Procede intanto l’iter per la realizzazione del nuovo stadio a Milano. Dalla presentazione dei progetti da parte di Inter e Milan avvenuto lo scorso anno, molti passi avanti sono stati fatti. Palazzo Marino, che si è sempre espresso negativamente rispetto all’abbattimento del Meazza, ha chiesto di rivedere i masterplan e di considerare una ristrutturazione e un reindirizzo del vecchio stadio. Un compromesso, insomma, che probabilmente si renderà necessario se si vuole che il tempio del calcio milanese resti a San Siro e non venga costruito altrove. Ecco che le nuove ipotesi presentate insieme agli studi manica e Popolous “in ottemperanza alle indicazioni dell’amministrazione comunale e come convenuto nel precedente incontro, prevedono una rifunzionalizzazione del Meazza destinandolo prevalentemente a funzioni sportive di base e a funzioni di intrattenimento per far vivere il distretto di San Siro 365 giorni all’anno, in ottica di servizio e beneficio per la cittadinanza.
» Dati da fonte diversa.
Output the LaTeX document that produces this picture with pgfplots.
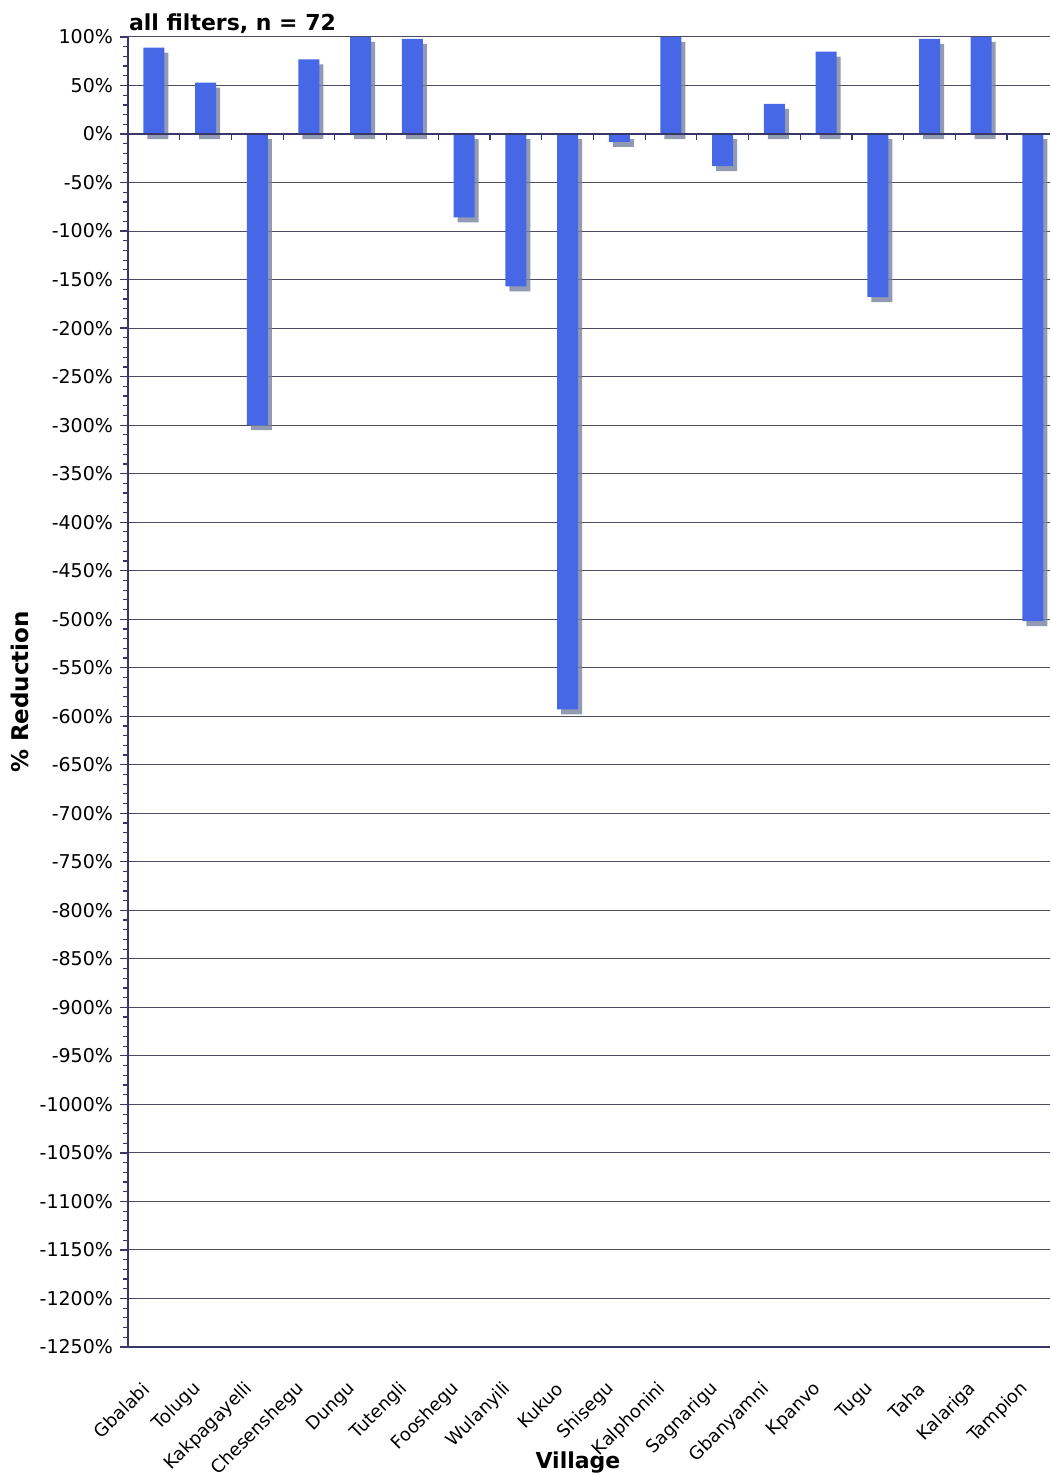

I Club proseguiranno nell’approfondimento tecnico ed economico delle ipotesi progettuali presentate, sempre in coerenza con le linee guida indicate dal Comune”. Il più recente step ha visto l’incontro tra l’assessore al Bilancio, Roberto Tasca, l’assessore al Turismo e Sport, Roberta Guaineri e i rappresentanti di Inter e Milan. Al centro della discussione gli aspetti economici e finanziari. In particolare si è parlato dei diritti di superficie che le squadre nella loro proposta iniziale di realizzazione di un nuovo stadio proponevano di pagare dopo 32 anni. Davanti al ‘niet’ del Comune, i club hanno presentato un nuovo piano di fattibilità economico. Il diritto di superficie verrebbe pagato da subito e non dal 33esimo anno. Il costo ingloberebbe anche i 100 milioni di euro che rappresentano il valore di San Siro secondo quanto stimato dall’Agenzia delle Entrate. Su tutto incombe ancora, però, la decisione della Sovrintendenza circa il vincolo sul vecchio stadio che dovrebbe arrivare a marzo. I giochi sono dunque ancora tutti aperti.